Carl's Cinnamon Rolls

Cinnamon rolls — what better way to wake up early on a sunny winter morning than with the smell of cinnamon wafting through the house? The following recipe comes from Carl Nelson of Whittier, California, who wrote to thank us for our Baker's Catalogue, and to say he appreciates "the interesting items and ingredients that are not easy to find locally." He also sent a photo of himself with a note: "Enclosed is a photo of me proudly displaying my last batch of cinnamon rolls. They made quite a hit with our family and friends." See our baker's tips, below, for more from Carl.

Carl's original recipe made two full baking sheets of rolls. For simplicity's sake, and because most of us aren't feeding 40 people at a time, we've cut Carl's original recipe in half. Feel free to double it if you're feeding a crowd.

Prep
40 mins
Bake
30 to 35 mins
Total
3 hrs 15 mins
Yield
20 rolls
Carl's Cinnamon Rolls

Instructions

  1. To make the dough: Mix and knead all of the dough ingredients together — by hand, using a stand mixer, or in a bread machine set on the dough cycle — to make a smooth, supple dough.

  2. Turn the dough into a lightly greased bowl, cover the bowl with plastic wrap, and allow the dough to rise until puffy, 1 to 2 hours. If you're using a bread machine, allow the machine to complete its cycle.

  3. Transfer the dough to a lightly oiled work surface, and divide it in half. Working with one piece at a time, pat and then roll the dough into a 12" x 18" rectangle.

  4. For the filling: Brush each piece of dough with 1 tablespoon of the milk, leaving a 1" bare edge along one long side. Combine the remaining filling ingredients and sprinkle them evenly over each rectangle.

  5. To assemble the rolls: Working with one piece of dough at a time, start with a long edge and roll the dough into a long log (not too tightly, or the centers of the rolls will pop up during baking). Make sure to finish up at the edge that isn't brushed with milk or butter. Brush that edge with water and pull it up over the log, pinching to seal. Roll the log so it's seam-side down on your work surface.

  6. Use a ruler to mark off 1 3/4" intervals, then use a serrated knife to gently cut 10 rolls from each log; you may also loop dental floss around the log at each interval and pull, which gives you a nice, clean cut.

  7. Transfer the rolls to a lightly greased or parchment-lined baking sheets, leaving about 1" between each roll. These will fit nicely on a half-sheet pan.

  8. Brush the sides of each roll with melted butter or vegetable oil, if desired; this makes the rolls easier to pull apart after they're baked.

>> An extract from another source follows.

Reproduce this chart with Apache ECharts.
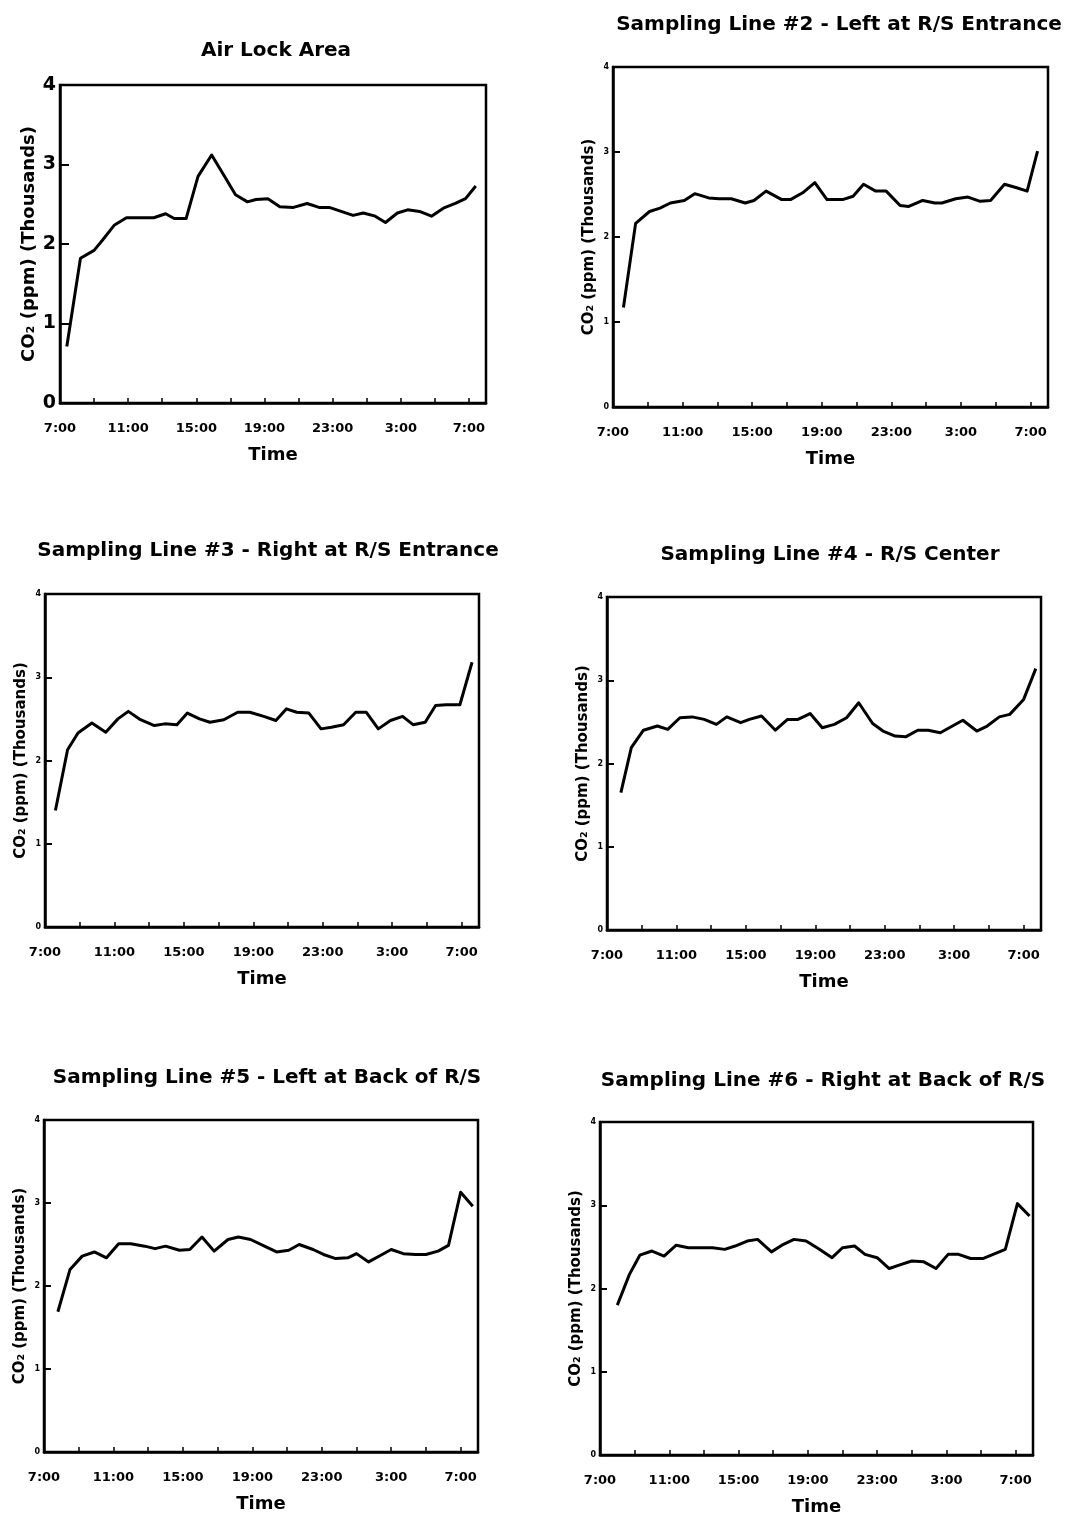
<!DOCTYPE html>
<html>
<head>
<meta charset="utf-8">
<script src="https://cdn.jsdelivr.net/npm/echarts@6/dist/echarts.min.js"></script>
<style>
html,body{margin:0;padding:0;background:#fff;}
#chart{width:1068px;height:1522px;}
</style>
</head>
<body>
<div id="chart"></div>
<script>
// ---- data (x = hours after 7:00, y = CO2 in thousands ppm) ----
const xTickLabels = ['7:00','11:00','15:00','19:00','23:00','3:00','7:00'];
const titles = [
  'Air Lock Area',
  'Sampling Line #2 - Left at R/S Entrance',
  'Sampling Line #3 - Right at R/S Entrance',
  'Sampling Line #4 - R/S Center',
  'Sampling Line #5 - Left at Back of R/S',
  'Sampling Line #6 - Right at Back of R/S'
];
const p1Hours = [0.4,1.2,2.0,2.5,3.2,3.9,4.7,5.5,6.2,6.7,7.4,8.1,8.9,9.6,10.3,11.0,11.5,12.2,12.9,13.7,14.5,15.2,15.8,16.5,17.2,17.8,18.5,19.1,19.8,20.4,21.1,21.8,22.5,23.2,23.8,24.4];
const p1CO2   = [0.71,1.82,1.92,2.05,2.24,2.33,2.33,2.33,2.38,2.32,2.32,2.85,3.12,2.87,2.62,2.53,2.56,2.57,2.47,2.46,2.51,2.46,2.46,2.41,2.36,2.39,2.35,2.27,2.39,2.43,2.41,2.35,2.45,2.51,2.57,2.73];
const p2Hours = [0.6,1.3,2.1,2.7,3.3,4.1,4.7,5.5,6.1,6.8,7.6,8.1,8.8,9.7,10.2,10.9,11.6,12.3,13.2,13.8,14.4,15.1,15.7,16.5,17.0,17.8,18.5,18.9,19.7,20.4,21.1,21.7,22.5,23.2,23.8,24.4];
const p2CO2   = [1.17,2.16,2.30,2.34,2.40,2.43,2.51,2.46,2.45,2.45,2.40,2.43,2.54,2.44,2.44,2.52,2.64,2.44,2.44,2.48,2.62,2.54,2.54,2.37,2.36,2.43,2.40,2.40,2.45,2.47,2.42,2.43,2.62,2.58,2.54,3.01];
const p3Hours = [0.6,1.3,1.9,2.7,3.5,4.2,4.8,5.5,6.3,6.9,7.6,8.2,8.9,9.5,10.3,11.1,11.8,12.6,13.3,13.9,14.5,15.2,15.9,16.5,17.2,17.9,18.5,19.2,19.9,20.6,21.2,21.9,22.5,23.1,23.9,24.6];
const p3CO2   = [1.40,2.13,2.33,2.45,2.34,2.50,2.59,2.49,2.42,2.44,2.43,2.57,2.50,2.46,2.49,2.58,2.58,2.53,2.48,2.62,2.58,2.57,2.38,2.40,2.43,2.58,2.58,2.38,2.48,2.53,2.43,2.46,2.66,2.67,2.67,3.18];
const p4Hours = [0.8,1.4,2.1,2.9,3.5,4.2,4.9,5.6,6.3,6.9,7.7,8.2,8.9,9.7,10.4,11.0,11.7,12.4,13.1,13.8,14.5,15.3,15.9,16.6,17.2,17.9,18.5,19.2,19.9,20.5,21.3,21.9,22.6,23.2,24.0,24.7];
const p4CO2   = [1.65,2.19,2.40,2.45,2.41,2.55,2.56,2.53,2.47,2.56,2.49,2.53,2.57,2.40,2.53,2.53,2.60,2.43,2.47,2.55,2.73,2.48,2.39,2.33,2.32,2.40,2.40,2.37,2.45,2.52,2.39,2.45,2.56,2.59,2.77,3.14];
const p5Hours = [0.8,1.5,2.2,2.9,3.6,4.3,5.0,5.8,6.4,7.0,7.8,8.4,9.1,9.8,10.6,11.2,11.9,12.7,13.4,14.1,14.7,15.5,16.1,16.8,17.5,18.0,18.7,19.4,20.0,20.7,21.4,22.0,22.7,23.3,24.0,24.7];
const p5CO2   = [1.69,2.20,2.36,2.41,2.34,2.51,2.51,2.48,2.45,2.48,2.43,2.44,2.59,2.42,2.56,2.59,2.56,2.48,2.41,2.43,2.50,2.44,2.38,2.33,2.34,2.39,2.29,2.37,2.44,2.39,2.38,2.38,2.42,2.49,3.13,2.96];
const p6Hours = [1.0,1.7,2.3,3.0,3.7,4.4,5.1,5.8,6.5,7.2,7.8,8.5,9.1,9.9,10.5,11.2,11.9,12.6,13.4,14.0,14.7,15.3,16.0,16.7,17.4,18.0,18.7,19.4,20.1,20.7,21.4,22.1,22.7,23.4,24.1,24.8];
const p6CO2   = [1.80,2.17,2.40,2.45,2.39,2.52,2.49,2.49,2.49,2.47,2.51,2.57,2.59,2.44,2.52,2.59,2.57,2.48,2.37,2.49,2.51,2.41,2.37,2.24,2.29,2.33,2.32,2.24,2.41,2.41,2.36,2.36,2.41,2.47,3.02,2.87];

const panelHours = [p1Hours,p2Hours,p3Hours,p4Hours,p5Hours,p6Hours];
const panelCO2 = [p1CO2,p2CO2,p3CO2,p4CO2,p5CO2,p6CO2];

// ---- layout ----
const FONT = 'DejaVu Sans, Verdana, sans-serif';
const grids = [
  {left:60,  top:85,   width:426, height:318},
  {left:613, top:67,   width:435, height:340},
  {left:45,  top:594,  width:434, height:333},
  {left:607, top:597,  width:434, height:333},
  {left:44,  top:1120, width:434, height:332},
  {left:600, top:1122, width:433, height:333}
];
const titlePos = [
  {x:271, y:36}, {x:834, y:10}, {x:263, y:536}, {x:825, y:540}, {x:262, y:1063}, {x:818, y:1066}
];

const option = {
  animation:false,
  backgroundColor:'#fff',
  title: titles.map((t,i)=>({
    text:t, left:titlePos[i].x, top:titlePos[i].y, textAlign:'center',
    textStyle:{fontFamily:FONT, fontSize:20, fontWeight:'bold', color:'#000'}
  })),
  grid: grids.map(g=>Object.assign({show:true, borderColor:'#000', borderWidth:2.5, backgroundColor:'transparent'}, g)),
  xAxis: grids.map((g,i)=>({
    type:'value', gridIndex:i, min:0, max:25, interval:2,
    axisLine:{show:true, onZero:false, lineStyle:{color:'#000', width:2.5}},
    axisTick:{show:true, inside:true, length:5, lineStyle:{color:'#000', width:1.5}},
    splitLine:{show:false},
    axisLabel:{
      fontFamily:FONT, fontSize:13, fontWeight:'bold', color:'#000', margin:19,
      formatter:v => (v % 4 === 0 && v/4 < xTickLabels.length) ? xTickLabels[v/4] : ''
    },
    name:'Time', nameLocation:'middle', nameGap:43,
    nameTextStyle:{fontFamily:FONT, fontSize:18, fontWeight:'bold', color:'#000'}
  })),
  yAxis: grids.map((g,i)=>({
    type:'value', gridIndex:i, min:0, max:4, interval:1,
    axisLine:{show:true, onZero:false, lineStyle:{color:'#000', width:2.5}},
    axisTick:{show:true, inside:true, length:i===0?9:7, lineStyle:{color:'#000', width:2}},
    splitLine:{show:false},
    axisLabel:{fontFamily:FONT, fontSize:i===0?19:8, fontWeight:'bold', color:'#000', margin:i===0?4:4},
    name:'CO₂ (ppm) (Thousands)', nameLocation:'middle', nameRotate:90, nameGap:i===0?22:16,
    nameTextStyle:{fontFamily:FONT, fontSize:i===0?18:15, fontWeight:'bold', color:'#000'}
  })),
  series: panelHours.map((hrs,i)=>({
    type:'line', xAxisIndex:i, yAxisIndex:i,
    data: hrs.map((h,k)=>[h, panelCO2[i][k]]),
    showSymbol:false, symbol:'none',
    lineStyle:{color:'#000', width:3, join:'round'}
  }))
};

const chart = echarts.init(document.getElementById('chart'), null, {renderer:'canvas'});
chart.setOption(option);
</script>
</body>
</html>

  9. Cover the rolls with lightly greased plastic wrap, and set them aside to rise until puffy but not doubled in bulk, about 1 1/2 hours. Towards the end of the rising time, preheat the oven to 350°F.

  10. Uncover the rolls, and bake them for 30 to 35 minutes, until golden brown. Remove them from the oven, and allow them to cool slightly, as you prepare the frosting. (Cooled rolls can be well wrapped and frozen. Don't frost immediately if you plan to reheat them.)

  11. To make the frosting: Using an electric mixer, beat together the butter, sugar, cinnamon, salt, orange juice, liqueur, and orange oil, if you're using it. Beat until light and fluffy, 1 to 2 minutes. The mixture should be of spreading consistency, like a soft buttercream frosting.

  12. Frost the rolls while they're warm. Remove them from the pan, and allow them to cool on a rack.

  13. To reheat frozen rolls: Remove the rolls from the freezer, and allow them to thaw, in their wrapping, at room temperature. This will take about 1 to 1 1/2 hours.

  14. Remove the wrapping, and bake the rolls in a preheated 350°F oven for about 7 minutes, or until they're very hot. Remove them from the oven, and frost them.

Tips from our Bakers

  • From Carl Nelson, the baker who shared this recipe with us: "My dad and mother were born in Sweden, where Dad had a seven-year apprenticeship in baking before he came to this country. Dad and I operated, for a number of years, the largest Swedish bakery in the West. It was located in Los Angeles, and we enjoyed having some interesting customers: Greta Garbo, Ingrid Bergman (she didn't come in person — her uncle shopped for her), and each week we delivered an order to Mary Pickford at Pickfair. There were others, of course.

    "I miss the baking business, but try to keep my hand in the dough at home. A couple of years ago I purchased a Zojirushi bread machine. Our friends thought I had gone bonkers. Although I did use the machine for a time to bake bread from start to finish, I was not pleased by the fact that, with the pre-timing of the process, loaves would not be uniform in size. Therefore, when I use the machine (and I still do occasionally), I use it for preparation of the dough only, after which I mold the loaf and place it in a regular bread pan. This way, I can adjust the rising time according to weather conditions, etc. And not only that, with this method it resembles a traditional loaf of bread — I like that!"